Ao transformar a menina em uma quase cientista do afeto, Dieudonné traça uma linha precisa entre o afeto e a perversão. Porque não há nada de mágico em querer voltar no tempo. O que há é uma tragédia muda: a constatação de que, em certas casas, o amor é tão ausente que o real precisa ser reinventado à força. Quando a menina se torna adolescente, o projeto ganha corpo, literal e metaforicamente. O romance então cresce junto com ela, adensando-se até se aproximar da distopia íntima. A linguagem, que era cortante, torna-se grave.

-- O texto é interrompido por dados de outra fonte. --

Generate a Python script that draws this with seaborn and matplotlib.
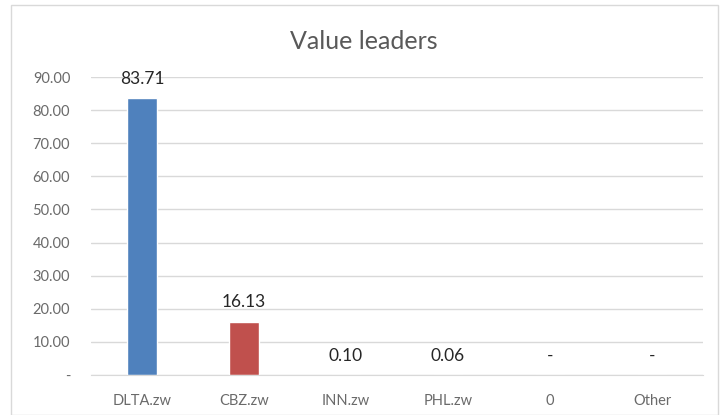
import matplotlib.pyplot as plt
import seaborn as sns
import pandas as pd
from matplotlib.patches import Rectangle

categories = ["DLTA.zw", "CBZ.zw", "INN.zw", "PHL.zw", "0", "Other"]
values = [83.71, 16.13, 0.10, 0.06, 0.0, 0.0]
bar_colors = ["#4F81BD", "#C0504D", "#4F81BD", "#4F81BD", "#4F81BD", "#4F81BD"]
y_ticks = [0, 10, 20, 30, 40, 50, 60, 70, 80, 90]

df = pd.DataFrame({"ticker": categories, "value": values})

sns.set_style("white")
plt.rcParams["font.family"] = ["Lato", "DejaVu Sans"]

fig = plt.figure(figsize=(7.28, 4.15), dpi=100)
# chart frame, Excel style
fig.patches.append(Rectangle((11 / 728, 0), 707 / 728, 410 / 415, transform=fig.transFigure,
                             fill=False, edgecolor="#D9D9D9", linewidth=1))
ax = fig.add_axes([91 / 728, 40 / 415, 612 / 728, 298 / 415])

sns.barplot(data=df, x="ticker", y="value", hue="ticker", palette=bar_colors,
            width=0.29, legend=False, ax=ax, saturation=1)

ax.set_ylim(0, 90)
ax.set_yticks(y_ticks)
ax.set_yticklabels(["-"] + [f"{t:.2f}" for t in y_ticks[1:]])
ax.yaxis.grid(True, color="#D9D9D9", linewidth=1)
ax.set_axisbelow(True)
for side in ["top", "right", "left"]:
    ax.spines[side].set_visible(False)
ax.spines["bottom"].set_color("#D9D9D9")
ax.tick_params(axis="both", length=0, labelsize=10.5, colors="#6A6A6A")
ax.tick_params(axis="y", pad=15)
ax.tick_params(axis="x", pad=14)
ax.set_xlabel("")
ax.set_ylabel("")

for i, v in enumerate(values):
    label = f"{v:.2f}" if v > 0 else "-"
    ax.annotate(label, (i, v), xytext=(0, 8), textcoords="offset points",
                ha="center", va="bottom", fontsize=12.5, color="#262626")

fig.text(0.5, 0.9, "Value leaders", ha="center", va="center", fontsize=18, color="#595959")

fig.savefig("out.png", dpi=100)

A física dá lugar ao gesto.
Nada, porém, prepara para o modo como Dieudonné conduz o desfecho. Não porque ele surpreenda em termos narrativos — mas porque é um desfecho que não se deseja. Há algo de cruel em toda infância contada no passado. Mas aqui, a crueldade é redobrada: ela não é apenas recordada, é mantida em suspensão. O trauma, como no culto aos reborn, nunca é curado. É mantido. Preservado. Cultuado. O tempo não volta, mas se repete — como um experimento fracassado que insiste em buscar outro resultado.
Há, é claro, beleza no meio disso tudo. Uma beleza desconfiada, árida, quase involuntária. Está nos momentos em que a menina observa o mundo com espanto, nos fragmentos de humor involuntário, na maneira como a linguagem se recusa à histeria. O livro não chora, mesmo quando sangra. E é por isso que dói tanto.
“A Vida Real” é uma denúncia — mas não da violência doméstica, do patriarcado ou da negligência parental, embora tudo isso esteja ali, palpitando. É uma denúncia da precariedade do afeto. Da impossibilidade de crescer inteiro num mundo onde o amor virou item de ficção. Um mundo onde, para viver, é preciso antes imaginar uma vida.
E se essa vida não for possível no real, que seja ao menos viável no artifício. Um bebê reborn, um irmão ideal, um passado melhor. Quem sabe até um romance.